What Happens to My Employer's Union Contract?

An employer's bankruptcy filing does not immediately affect the status of its collective bargaining agreement with the Union.  All of the contract's provisions continue to govern the debtor's post-filing obligations to Union employees, including the applicable grievance procedures.

Under section 1113 of the Bankruptcy Code, the bankruptcy court may authorize an employer to reject—and thus terminate—a collective bargaining agreement if the debtor can prove to the bankruptcy court that

  1. it proposed modifications to the collective bargaining agreement to the union;
  2. the proposed modifications are necessary to permit the debtor's reorganization;
  3. the debtor met with the union and shared information justifying the proposed modifications;
  4. the debtor negotiated in good faith with the union; and
  5. the union refused to accept the proposal modifications without good cause.

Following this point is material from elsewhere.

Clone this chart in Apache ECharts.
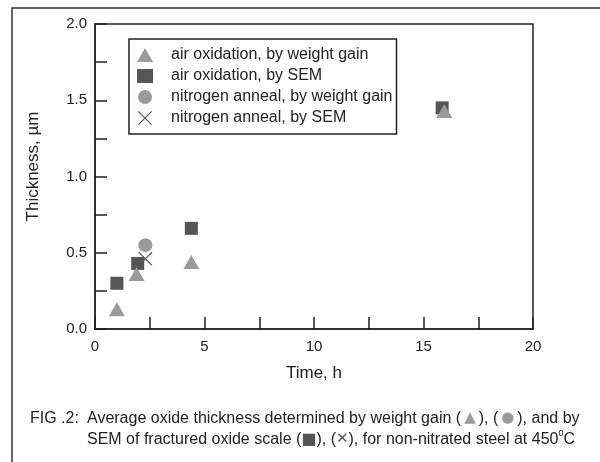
<!DOCTYPE html>
<html>
<head>
<meta charset="utf-8">
<script src="https://cdn.jsdelivr.net/npm/echarts@6/dist/echarts.min.js"></script>
<style>
  html, body { margin: 0; padding: 0; background: #fff; }
  #chart { width: 600px; height: 462px; }
</style>
</head>
<body>
<div id="chart"></div>
<script>
// values (time in h, thickness in um)
const airWeightGain = [[1.0, 0.13], [1.9, 0.36], [4.4, 0.44], [15.95, 1.43]]
const airSem = [[1.0, 0.30], [1.95, 0.43], [4.4, 0.66], [15.85, 1.45]]
const nitrogenWeightGain = [[2.3, 0.55]]
const nitrogenSem = [[2.3, 0.46]]

const seriesNames = [
  'air oxidation, by weight gain',
  'air oxidation, by SEM',
  'nitrogen anneal, by weight gain',
  'nitrogen anneal, by SEM'
]

const lightGrey = '#9a9a9a'
const darkGrey = '#555555'
const ink = '#222'
const font = 'Liberation Sans, Arial, sans-serif'

// an x mark as a filled outline so that it draws like the other symbols
const crossPath = 'path://M0,0.6L0.6,0L5,4.4L9.4,0L10,0.6L5.6,5L10,9.4L9.4,10L5,5.6L0.6,10L0,9.4L4.4,5Z'

const chart = echarts.init(document.getElementById('chart'), null, { renderer: 'canvas' })

chart.setOption({
  animation: false,
  backgroundColor: '#fff',
  textStyle: { fontFamily: font, color: ink },
  grid: {
    left: 95,
    top: 24,
    right: 67,
    bottom: 133,
    show: true,
    borderColor: ink,
    borderWidth: 1.5
  },
  legend: {
    orient: 'vertical',
    left: 129,
    top: 39,
    padding: [8, 4, 8, 8],
    itemGap: 5,
    itemWidth: 16,
    itemHeight: 14,
    borderColor: ink,
    borderWidth: 1.5,
    textStyle: { fontSize: 16, color: ink, fontFamily: font, padding: [0, 0, 0, 13] },
    data: [
      { name: seriesNames[0], icon: 'triangle' },
      { name: seriesNames[1], icon: 'rect' },
      { name: seriesNames[2], icon: 'circle' },
      { name: seriesNames[3], icon: crossPath }
    ]
  },
  xAxis: {
    type: 'value',
    min: 0,
    max: 20,
    interval: 2.5,
    name: 'Time, h',
    nameLocation: 'middle',
    nameGap: 36,
    nameTextStyle: { fontSize: 17, color: ink },
    axisLine: { lineStyle: { color: ink, width: 1.5 } },
    axisTick: { inside: true, length: 12, lineStyle: { color: ink, width: 1.5 } },
    axisLabel: {
      fontSize: 15,
      color: ink,
      margin: 10,
      formatter: v => (v % 5 === 0 ? String(v) : '')
    },
    splitLine: { show: false }
  },
  yAxis: {
    type: 'value',
    min: 0,
    max: 2,
    interval: 0.25,
    name: 'Thickness, µm',
    nameLocation: 'middle',
    nameGap: 53,
    nameTextStyle: { fontSize: 17, color: ink, padding: [0, 0, 0, 20] },
    axisLine: { lineStyle: { color: ink, width: 1.5 } },
    axisTick: { inside: true, length: 12, lineStyle: { color: ink, width: 1.5 } },
    axisLabel: {
      fontSize: 15,
      color: ink,
      margin: 8,
      formatter: v => (Math.abs(v * 2 - Math.round(v * 2)) < 1e-9 ? v.toFixed(1) : '')
    },
    splitLine: { show: false }
  },
  series: [
    {
      name: seriesNames[1],
      type: 'scatter',
      symbol: 'rect',
      symbolSize: 13,
      itemStyle: { color: darkGrey, opacity: 1 },
      data: airSem,
      z: 2
    },
    {
      name: seriesNames[0],
      type: 'scatter',
      symbol: 'triangle',
      symbolSize: [16, 14],
      itemStyle: { color: lightGrey, opacity: 1 },
      data: airWeightGain,
      z: 3
    },
    {
      name: seriesNames[2],
      type: 'scatter',
      symbol: 'circle',
      symbolSize: 14,
      itemStyle: { color: lightGrey, opacity: 1 },
      data: nitrogenWeightGain,
      z: 2
    },
    {
      name: seriesNames[3],
      type: 'scatter',
      symbol: crossPath,
      symbolSize: 14,
      itemStyle: { color: darkGrey, opacity: 1 },
      data: nitrogenSem,
      z: 3
    }
  ],
  graphic: [
    // the figure frame (left and top edges show in the scan)
    {
      type: 'polyline',
      silent: true,
      shape: { points: [[12, 462], [12, 8], [600, 8]] },
      style: { stroke: '#333', lineWidth: 1.5, fill: null }
    },
    {
      type: 'text',
      left: 30,
      top: 408,
      style: { text: 'FIG .2:', font: '16px ' + font, fill: ink, lineHeight: 21 }
    },
    {
      type: 'text',
      left: 87,
      top: 408,
      style: {
        text: 'Average oxide thickness determined by weight gain ({tri|\u2009▲\u2009}), ({dot|\u2009●\u2009}), and by\nSEM of fractured oxide scale ({sq|■}), ({x|✕}), for non-nitrated steel at 450{sup|0}C',
        font: '16px ' + font,
        fill: ink,
        lineHeight: 21,
        rich: {
          tri: { fill: lightGrey, fontSize: 15, fontFamily: 'DejaVu Sans', lineHeight: 21 },
          dot: { fill: lightGrey, fontSize: 15, fontFamily: 'DejaVu Sans', lineHeight: 21 },
          sq: { fill: darkGrey, fontSize: 16, fontFamily: 'DejaVu Sans', lineHeight: 21 },
          x: { fill: darkGrey, fontSize: 15, fontFamily: 'DejaVu Sans', lineHeight: 21 },
          sup: { fill: ink, fontSize: 9, verticalAlign: 'top', lineHeight: 14 }
        }
      }
    }
  ]
})
</script>
</body>
</html>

What modifications are "necessary" is not defined by the Bankruptcy Code, and courts use varying definitions.  Essentially, however, section 1113 requires your employer to negotiate with the Union in good faith to modify its collective bargaining agreement before seeking authority to reject the contract. 

If your employer successfully rejects its collective bargaining agreement, the Union remains your authorized representative, and the company must comply with applicable labor laws and continue to bargain with the Union in good faith.